Data block:
■ ■ ■ ■ ■ ■ ■

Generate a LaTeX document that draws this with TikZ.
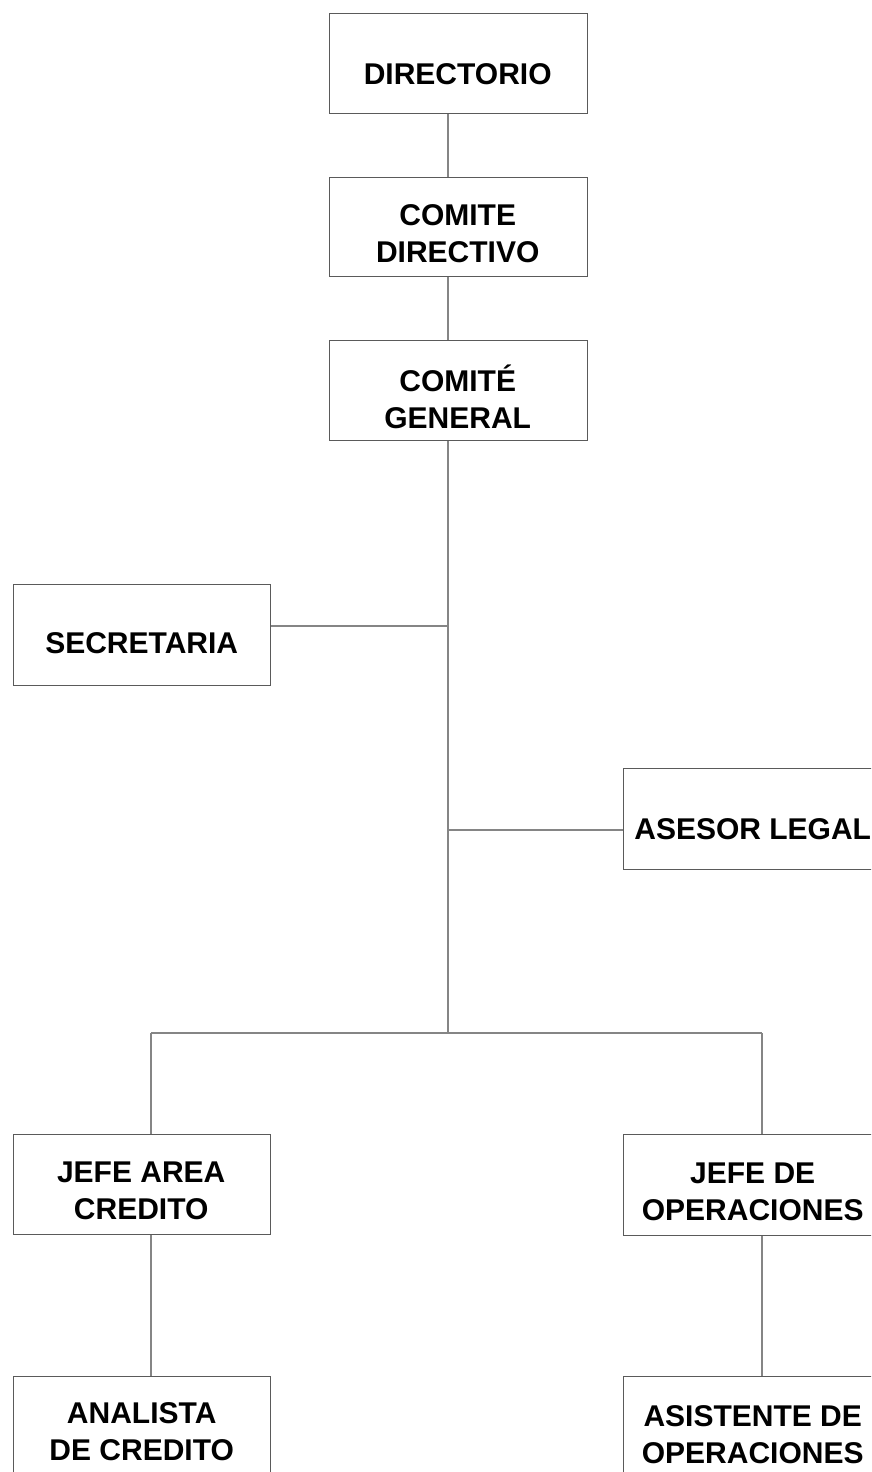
\documentclass[tikz,border=0pt]{standalone}
\usepackage{fontspec}
\setmainfont{Liberation Sans}
\definecolor{boxgray}{HTML}{5A5A5A}
\definecolor{linegray}{HTML}{858585}
\begin{document}
\begin{tikzpicture}[x=1pt,y=-1pt,
  box/.style={draw=boxgray,line width=1.4pt,inner sep=0pt,minimum height=100pt},
  topbox/.style={box,minimum width=258pt},
  leftbox/.style={box,minimum width=257pt},
  rightbox/.style={box,minimum width=258pt},
  txt/.style={font=\fontsize{30}{37}\selectfont\bfseries,align=center,inner sep=0pt,text=black},
  link/.style={draw=linegray,line width=1.1pt}]
\clip (0,0) rectangle (871,1472);
\fill[white] (0,0) rectangle (871,1472);

% boxes
\node[topbox,anchor=north west] (dir) at (329,13) {};
\node[topbox,anchor=north west,minimum height=99pt] (cd) at (329,177) {};
\node[topbox,anchor=north west] (cg) at (329,340) {};
\node[leftbox,anchor=north west,minimum height=101pt] (sec) at (13,584) {};
\node[rightbox,anchor=north west,minimum height=101pt] (ase) at (623,768) {};
\node[leftbox,anchor=north west] (jac) at (13,1134) {};
\node[rightbox,anchor=north west,minimum height=101pt] (jop) at (623,1134) {};
\node[leftbox,anchor=north west] (ana) at (13,1376) {};
\node[rightbox,anchor=north west] (aso) at (623,1376) {};

% texts
\node[txt] (tdir) at ([xshift=-1pt,yshift=-10pt]dir.center) {DIRECTORIO};
\node[txt] (tcd) at ([xshift=-1pt,yshift=-6pt]cd.center) {COMITE\\DIRECTIVO};
\node[txt] (tcg) at ([xshift=-1pt,yshift=-6.5pt]cg.center) {COMITÉ\\GENERAL};
\node[txt] (tsec) at ([xshift=-0.5pt,yshift=-8pt]sec.center) {SECRETARIA};
\node[txt] (tase) at ([yshift=-10pt]ase.center) {ASESOR LEGAL};
\node[txt] (tjac) at ([xshift=-1pt,yshift=-6.5pt]jac.center) {JEFE AREA\\CREDITO};
\node[txt] (tjop) at ([yshift=-7pt]jop.center) {JEFE DE\\OPERACIONES};
\node[txt] (tana) at ([xshift=-0.5pt,yshift=-5pt]ana.center) {ANALISTA\\DE CREDITO};
\node[txt] (taso) at ([yshift=-7.5pt]aso.center) {ASISTENTE DE\\OPERACIONES};

% connectors
\coordinate (mx) at (448,0);
\coordinate (js) at (448,626);
\coordinate (ja) at (448,830);
\coordinate (barL) at (151,1033);
\coordinate (barM) at (448,1033);
\coordinate (barR) at (762,1033);
\draw[link] (dir.south -| mx) -- (cd.north -| mx);
\draw[link] (cd.south -| mx) -- (cg.north -| mx);
\draw[link] (cg.south -| mx) -- (barM);
\draw[link] (sec.east |- js) -- (js);
\draw[link] (ja) -- (ase.west |- ja);
\draw[link] (barL) -- (barR);
\draw[link] (barL) -- (jac.north -| barL);
\draw[link] (barR) -- (jop.north -| barR);
\draw[link] (jac.south -| barL) -- (ana.north -| barL);
\draw[link] (jop.south -| barR) -- (aso.north -| barR);
\end{tikzpicture}
\end{document}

■ ■ ■ ■ ■ ■ ■

Problem description: Write out exactly the lines between the start of the data and the line with "west] (aso) at", including both, but none of the pictures.

Solution for this exercise:
Generate a LaTeX document that draws this with TikZ.
\documentclass[tikz,border=0pt]{standalone}
\usepackage{fontspec}
\setmainfont{Liberation Sans}
\definecolor{boxgray}{HTML}{5A5A5A}
\definecolor{linegray}{HTML}{858585}
\begin{document}
\begin{tikzpicture}[x=1pt,y=-1pt,
  box/.style={draw=boxgray,line width=1.4pt,inner sep=0pt,minimum height=100pt},
  topbox/.style={box,minimum width=258pt},
  leftbox/.style={box,minimum width=257pt},
  rightbox/.style={box,minimum width=258pt},
  txt/.style={font=\fontsize{30}{37}\selectfont\bfseries,align=center,inner sep=0pt,text=black},
  link/.style={draw=linegray,line width=1.1pt}]
\clip (0,0) rectangle (871,1472);
\fill[white] (0,0) rectangle (871,1472);

% boxes
\node[topbox,anchor=north west] (dir) at (329,13) {};
\node[topbox,anchor=north west,minimum height=99pt] (cd) at (329,177) {};
\node[topbox,anchor=north west] (cg) at (329,340) {};
\node[leftbox,anchor=north west,minimum height=101pt] (sec) at (13,584) {};
\node[rightbox,anchor=north west,minimum height=101pt] (ase) at (623,768) {};
\node[leftbox,anchor=north west] (jac) at (13,1134) {};
\node[rightbox,anchor=north west,minimum height=101pt] (jop) at (623,1134) {};
\node[leftbox,anchor=north west] (ana) at (13,1376) {};
\node[rightbox,anchor=north west] (aso) at (623,1376) {};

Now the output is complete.